CIO

Women in Security: Improving cybersecurity engagement

A series of dynamic technical talks at the inaugural CSO Australia-AWSN Women in Security conference highlighted the innovative perspectives and problem-solving nous that women bring to cybersecurity roles.

Atlassian’s Brianna Malcomson, for one, talked through strategies for effective red-teaming and the importance of consent – making sure that the targets come along for the ride.

“Too often I see red-team exercises being restricted to upper management, and the fixes are just dictated out,” she said. “People have to deal with it and don’t get any explanation – but even small fixes might be multi-year projects. You need to be extremely aware of the capacity of the organisation to respond to what you do.”

Red-team managers also needed to make sure they are engaging productively with victims, Malcolmson said, advising them to “be humble and hire for empathy on your team. You don’t want the most brilliant jerk hacker; you want someone who knows how difficult it is to secure an enterprise.”

Fatemah Beydoun, who co-founded successful cybersecurity startup Secure Code Warrior and now serves as its vice president of customer success and operations, shared her self-doubt about her ability to be a new mother and a successful executive – but noted that the support of a strong team, including some de facto babysitting responsibilities, had made it possible.

“I felt like it was a decision to make whether I wanted to stay working and be part of this growing company that was doing so well, or did I have to stay home,” she said. “I didn’t want to have to make that choice, and now I truly believe it is possible to do both.”

Although it had been challenging finding female engineers – much less one who was willing to come work for a startup – the company has adopted a strategy of diversity and currently has 45 females out of 100 staff.

Diversity had been crucial in enriching Secure Code Warrior’s team and cultural structure, Beydoun said, noting that differences in male and female problem-solving meant that combining them provided “whole-brain thinking”.

“We can all leverage the different experiences and knowledge perspectives of the different people that come from such a diverse background,” she said. “The key is not being so strict on people’s day-to-day: great businesses are results driven and have that flexibility.”

“Diversity is key to making strong teams, then taking good ideas and turning them into great ideas.”

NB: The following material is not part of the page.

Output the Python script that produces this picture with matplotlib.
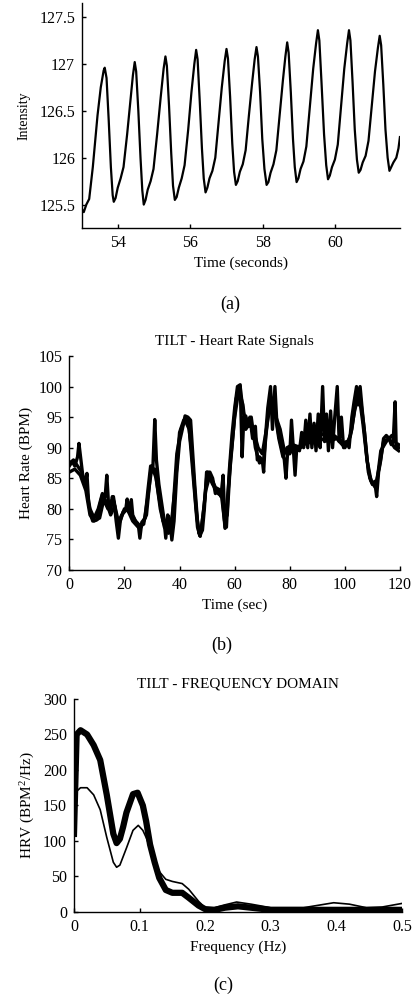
import matplotlib
matplotlib.use('Agg')
import matplotlib.pyplot as plt
from matplotlib.ticker import FormatStrFormatter

plt.rcParams['font.family'] = ['Liberation Serif', 'DejaVu Serif']
plt.rcParams['mathtext.fontset'] = 'custom'
plt.rcParams['mathtext.rm'] = 'Liberation Serif'
plt.rcParams['mathtext.it'] = 'Liberation Serif:italic'

# --- (a) PPG intensity trace ---
ppg_t = [53.0, 53.05, 53.12, 53.2, 53.3, 53.43, 53.52, 53.6, 53.63, 53.68, 53.74, 53.8, 53.85,
         53.88, 53.93, 53.99, 54.07, 54.15, 54.25, 54.34, 54.41, 54.46, 54.5, 54.56, 54.62, 54.67,
         54.71, 54.76, 54.82, 54.9, 54.98, 55.08, 55.18, 55.26, 55.31, 55.35, 55.41, 55.47, 55.52,
         55.57, 55.62, 55.68, 55.76, 55.84, 55.94, 56.03, 56.11, 56.16, 56.2, 56.26, 56.32, 56.37,
         56.42, 56.47, 56.53, 56.61, 56.69, 56.78, 56.87, 56.95, 57.0, 57.04, 57.1, 57.16, 57.21,
         57.26, 57.31, 57.37, 57.45, 57.53, 57.62, 57.71, 57.78, 57.83, 57.87, 57.93, 57.99, 58.05,
         58.11, 58.16, 58.22, 58.3, 58.38, 58.47, 58.56, 58.63, 58.68, 58.72, 58.78, 58.84, 58.89,
         58.94, 58.99, 59.05, 59.13, 59.21, 59.31, 59.4, 59.48, 59.53, 59.57, 59.63, 59.7, 59.76,
         59.81, 59.86, 59.92, 60.0, 60.08, 60.17, 60.26, 60.34, 60.39, 60.43, 60.49, 60.55, 60.61,
         60.66, 60.71, 60.77, 60.85, 60.93, 61.02, 61.11, 61.19, 61.24, 61.28, 61.34, 61.4, 61.46,
         61.51, 61.56, 61.62, 61.7, 61.76, 61.8]
ppg_v = [125.45, 125.42, 125.5, 125.56, 125.9, 126.45, 126.75, 126.93, 126.96, 126.85, 126.4, 125.9, 125.6,
         125.53, 125.57, 125.68, 125.78, 125.9, 126.25, 126.6, 126.88, 127.02, 126.92, 126.5, 126.0, 125.65,
         125.50, 125.55, 125.66, 125.75, 125.88, 126.25, 126.65, 126.95, 127.08, 126.98, 126.55, 126.05, 125.7,
         125.55, 125.58, 125.68, 125.78, 125.92, 126.3, 126.7, 127.0, 127.15, 127.05, 126.6, 126.1, 125.78,
         125.63, 125.68, 125.78, 125.86, 126.0, 126.38, 126.75, 127.03, 127.16, 127.06, 126.65, 126.15, 125.85,
         125.71, 125.75, 125.85, 125.93, 126.08, 126.45, 126.8, 127.05, 127.18, 127.08, 126.7, 126.2, 125.88,
         125.71, 125.74, 125.84, 125.93, 126.08, 126.45, 126.82, 127.08, 127.23, 127.12, 126.7, 126.2, 125.9,
         125.74, 125.78, 125.88, 125.96, 126.12, 126.55, 126.95, 127.22, 127.36, 127.25, 126.8, 126.25, 125.92,
         125.77, 125.81, 125.9, 125.98, 126.14, 126.55, 126.95, 127.22, 127.36, 127.25, 126.8, 126.3, 125.98,
         125.84, 125.87, 125.95, 126.02, 126.18, 126.55, 126.92, 127.17, 127.30, 127.2, 126.78, 126.3, 126.0,
         125.86, 125.9, 125.95, 126.0, 126.1, 126.22]

# --- (b) heart rate signals (three overlapping traces) ---
hr_t1 = [0, 1, 2, 3, 3.5, 4.2, 5, 5.8, 6.4, 7, 7.8, 8.5, 10, 11, 12, 13, 13.6, 14.2, 15, 15.6, 16.3, 17,
         17.8, 18.5, 19.5, 20.5, 21, 21.5, 22.5, 23, 24, 25, 25.6, 26.3, 27.5, 28.5, 29.5, 30.3, 31, 31.6,
         32.5, 33.5, 34.3, 35, 35.7, 36.5, 37.2, 38, 39, 40, 41, 42, 43, 44, 44.5, 45.5, 46.5, 47.3, 48.3,
         49, 49.8, 51, 52, 53, 54, 55, 55.8, 56.5, 57, 58, 59, 60, 61, 62, 62.7, 63.3, 64, 65, 65.5, 66.5,
         67.5, 68.2, 69, 70, 70.5, 71.2, 72, 73, 73.7, 74.6, 75.3, 76, 77, 78, 78.6, 79.3, 80, 80.6, 81.3,
         81.9, 82.5, 83.5, 84.3, 85, 85.8, 86.5, 87.3, 88, 88.8, 89.5, 90.3, 91, 91.9, 92.6, 93.3, 94, 94.8,
         95.5, 96.3, 97.2, 97.9, 98.7, 99.5, 100.5, 101.5, 102.5, 103.3, 104.2, 104.8, 105.5, 106.3, 107.2,
         108, 109, 110, 110.8, 111.5, 112.2, 113, 114, 115, 116, 116.8, 117.5, 118.2, 118.6, 119.5]
hr_v1 = [87.5, 87.8, 87, 88.5, 90.7, 88, 85, 84, 85.8, 81, 79, 78, 78.2, 80.5, 82.3, 82, 85.5, 81, 79.5, 82,
         81, 78, 75.2, 78, 79.5, 80, 81.6, 79.5, 81.5, 79, 78, 77.5, 75.2, 77.8, 78.5, 83, 87, 86.5, 94.6, 88,
         84, 81, 78.5, 75.2, 79, 78, 74.9, 78, 86, 91, 93, 95.2, 95, 94.5, 91, 84, 78, 75.6, 76.5,
         80, 86, 86, 85, 82.5, 83, 82, 85.5, 77, 77, 86, 92, 96.5, 100, 100.3, 88.5, 95, 95.2, 93.5, 95, 91.5,
         93.5, 88, 88.5, 88, 86, 92, 96.5, 100, 93, 100, 94, 92, 90, 88, 85, 90, 89, 94.5, 89.5,
         85.5, 90, 89.5, 92.5, 90, 94.5, 90, 95.5, 90, 94, 89.5, 95.5, 90, 100, 91, 95.5, 89.5, 96,
         90, 95, 100, 91, 95, 90, 91, 90, 95, 97.5, 100, 97, 100, 96, 92,
         88, 85, 84, 84.5, 82, 86, 88, 91.5, 92, 91.5, 90.5, 91, 97.5, 90, 90.5]

hr_t2 = [0, 2, 4, 6, 7.5, 9, 11, 12.5, 14, 16, 17.5, 19, 21, 23, 25, 27, 28.5, 30, 31.5, 33, 34.5, 36,
         37.5, 39, 40.5, 42, 43.5, 45, 46.5, 47.5, 48.8, 50, 52, 54, 55.5, 56.5, 57.8, 59, 60.5, 62, 63,
         64.5, 66, 67.5, 69, 70.5, 72, 73.5, 75, 76.5, 78, 79.5, 82, 85, 88, 91, 94, 97, 100, 102, 103.5,
         105, 106.5, 108, 109.5, 111, 112.5, 114, 116, 118, 119.5]
hr_v2 = [86, 86.5, 85.5, 83, 79, 78, 78.5, 81.5, 80, 82, 77.5, 79, 80, 78, 77, 77.5, 82, 87, 85, 80, 77, 76,
         79, 89, 93, 94.5, 93, 85, 77, 75.5, 80, 86, 84, 82.5, 82, 76.8, 84, 90, 98, 100, 96,
         93.5, 95, 90, 87.5, 88, 95, 97, 95, 93, 89.5, 89, 90, 90.5, 91, 91.5, 91, 91.5, 90, 92, 96,
         99, 94, 88, 84.5, 83.5, 87, 91, 91.5, 90, 89.5]

hr_t3 = [0, 1.5, 3, 4.5, 6, 7.5, 9, 10.5, 12, 13.5, 15, 16.5, 18, 20, 22, 24, 26, 28, 29.5, 31, 32.5, 34,
         35.5, 37, 38.5, 40, 41.5, 43, 44.5, 46, 47, 48, 49.5, 51, 53, 55, 56.3, 57.3, 58.5, 60, 61.5, 63,
         64, 65.5, 67, 68.5, 70, 71.5, 73, 74.5, 76, 77.5, 79, 81, 84, 87, 90, 93, 96, 99, 101, 102.5, 104,
         105.5, 107, 108.5, 110, 111.5, 113, 115, 117, 119.5]
hr_v3 = [87, 88, 87, 86, 84, 80, 78.5, 80, 82.5, 81, 79, 80.5, 77.5, 80, 79.5, 78, 77, 79, 86, 86.5, 82, 78,
         77, 77.5, 84, 92.5, 94.5, 94.8, 89, 80, 76, 77, 83, 85.5, 83.5, 83, 78, 79, 88, 95, 99.5, 97,
         93, 94, 92.5, 90, 89, 93, 97.5, 96, 91.5, 88.5, 90, 90.5, 90, 92, 92.5, 92, 92, 91, 90.5, 93, 98,
         98.5, 93, 86, 84, 84, 89.5, 91, 92, 90]

# --- (c) HRV spectra ---
freq_thick = [0, 0.004, 0.01, 0.02, 0.03, 0.04, 0.05, 0.06, 0.065, 0.07, 0.075, 0.08, 0.09, 0.097, 0.105,
              0.11, 0.116, 0.123, 0.13, 0.14, 0.15, 0.165, 0.175, 0.19, 0.2, 0.215, 0.23, 0.25, 0.27, 0.3,
              0.35, 0.4, 0.45, 0.5]
hrv_thick = [110, 250, 256, 250, 235, 214, 165, 110, 97, 103, 120, 140, 166, 168, 150,
             128, 95, 70, 48, 31, 27, 27, 20, 9, 4, 3, 6, 8, 6, 3,
             3, 3, 3, 3]
freq_thin = [0, 0.004, 0.01, 0.02, 0.03, 0.04, 0.05, 0.06, 0.065, 0.07, 0.08, 0.09, 0.098, 0.105, 0.11,
             0.12, 0.13, 0.14, 0.15, 0.165, 0.175, 0.19, 0.2, 0.21, 0.23, 0.248, 0.27, 0.3, 0.35, 0.396,
             0.42, 0.446, 0.47, 0.5]
hrv_thin = [100, 170, 175, 175, 165, 144, 105, 70, 63, 66, 90, 115, 122, 115, 105,
            80, 57, 46, 43, 40, 32, 15, 6, 5, 10, 14, 11, 6, 6, 13,
            11, 6, 7, 12]

TICK_FS = 11.5
LABEL_FS = 11


def style_ax(ax):
    ax.spines['top'].set_visible(False)
    ax.spines['right'].set_visible(False)
    for s in ('left', 'bottom'):
        ax.spines[s].set_linewidth(1.0)
    ax.tick_params(direction='in', length=3, width=1.0, labelsize=TICK_FS, pad=5)


fig = plt.figure(figsize=(4.14, 9.98), dpi=100)

# (a)
ax1 = fig.add_axes([0.198, 0.7715, 0.768, 0.2255])
ax1.plot(ppg_t, ppg_v, color='black', lw=1.6)
ax1.set_xlim(53.0, 61.8)
ax1.set_ylim(125.25, 127.65)
ax1.set_xticks([54, 56, 58, 60])
ax1.set_yticks([125.5, 126, 126.5, 127, 127.5])
ax1.yaxis.set_major_formatter(FormatStrFormatter('%g'))
style_ax(ax1)
ax1.set_xlabel('Time (seconds)', fontsize=LABEL_FS, labelpad=4)
ax1.set_ylabel('Intensity', fontsize=10, labelpad=6)
fig.text(0.556, 1 - 304 / 998, '(a)', ha='center', va='center', fontsize=13)

# (b)
ax2 = fig.add_axes([0.1674, 0.4289, 0.799, 0.2144])
for t, v in ((hr_t2, hr_v2), (hr_t3, hr_v3), (hr_t1, hr_v1)):
    ax2.plot(t, v, color='black', lw=2.4)
ax2.set_xlim(0, 120)
ax2.set_ylim(70, 105)
ax2.set_xticks(range(0, 121, 20))
ax2.set_yticks(range(70, 106, 5))
style_ax(ax2)
ax2.set_title('TILT - Heart Rate Signals', fontsize=LABEL_FS, pad=8)
ax2.set_xlabel('Time (sec)', fontsize=LABEL_FS, labelpad=4)
ax2.set_ylabel('Heart Rate (BPM)', fontsize=LABEL_FS, labelpad=4)
fig.text(0.536, 1 - 645 / 998, '(b)', ha='center', va='center', fontsize=13)

# (c)
ax3 = fig.add_axes([0.1787, 0.0862, 0.792, 0.2134])
ax3.plot(freq_thick, hrv_thick, color='black', lw=4.5, solid_joinstyle='round')
ax3.plot(freq_thin, hrv_thin, color='black', lw=1.2)
ax3.set_xlim(0, 0.5)
ax3.set_ylim(0, 300)
ax3.set_xticks([0, 0.1, 0.2, 0.3, 0.4, 0.5])
ax3.set_yticks(range(0, 301, 50))
ax3.xaxis.set_major_formatter(FormatStrFormatter('%g'))
style_ax(ax3)
ax3.set_title('TILT - FREQUENCY DOMAIN', fontsize=LABEL_FS, pad=8)
ax3.set_xlabel('Frequency (Hz)', fontsize=LABEL_FS, labelpad=4)
ax3.set_ylabel('HRV (BPM$^2$/Hz)', fontsize=LABEL_FS, labelpad=4)
fig.text(0.539, 1 - 985 / 998, '(c)', ha='center', va='center', fontsize=13)

fig.savefig('out.png', dpi=100, facecolor='white')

Getting the message across

Olivia Grandjean-Thomsen, communication and engagement manager with the Australian Cyber Security Growth Network (AustCyber), did a bang-up job on her first-ever presentation (as part of AWSN’s Project Friedman initiative) and highlighted the importance of plain English and clear communication in conveying cybersecurity messages.

Drawing on her previous experiences in developing public education campaigns around the My Health Record initiative, Grandjean-Thomsen highlighted the importance of storytelling and case studies. Visual communications methods, in particular, can be particularly useful in conveying information long after readers would have stopped paying attention to written information.

Plain English “is not about dumbing down information,” she said, “but keeping your audience in mind and making sure your communication is clear and precise. Plain language helps you communicate decisions so readers can engage with your brand and trust it. And using stories gives your audience something to remember you by.”

Melissa Wingard – another Project Friedman participant and senior commercial technology lawyer who currently works as regional counsel and contracts manager within a public-safety software company – shared her first-hand experiences helping set expectations and strategies with senior managers who were often quite reactive to cybersecurity issues.

Managers needed to focus on protection of personal information and engage their legal teams early to evaluate the risk it poses, Wingard explained, with a growing climate of compliance and fines adding to the urgency.

“Contrary to belief we can help out sometimes,” she laughed, noting that diversity of capabilities as important in teams just as diversity of gender. “We need to be getting everybody across this issue, and getting other support functions involved. Everyone needs to have a security mindset.”

Pushing that mindset to the senior executives, however, often poses its own challenges.

“It is a very inexact science because what resonates for every organisation is going to be different,” she said. “The worst-case scenario, particularly when talking about cyber attacks, is what your company does and what data it holds.”

“When it goes to the managing director, [the driver for change] really needs to be something that resonates with the organisation and its decision makers.”

Sarah Young, a Microsoft Azure cloud security and compliance specialist, wrapped up the lineup of speakers by sharing her experiences in cloud-based secrets management and the security structures of Kubernetes containers in the public-cloud environment.

Companies needed to implement controls over access-key management; avoid or limit root access to the containers; be careful about where container images are sourced from; and ensure they don’t rely heavily on defaults.

“When you’re doing such a big shift as changing up your architecture and going to cloud, you need to tidy up your application security,” she said.

Young noted, with some disappointment, her difficulties attracting cybercriminals to honeypots she had intentionally set up as exposed cloud containers – although she admitted that they may have been breached in a way she hadn’t detected yet.

Yet businesses needed to be aware of the many ways that cybercriminals were exploiting improperly secured cloud resources, she said, citing several “horror stories” where such containers had been compromised and were running cryptomining malware, unnoticed, for some time.

“There are worse things that can happen to your Kubernetes clusters,” she said, “and some people just say ‘if we get a massive bill we know there is a problem with it’. But your billing system is not a security control.”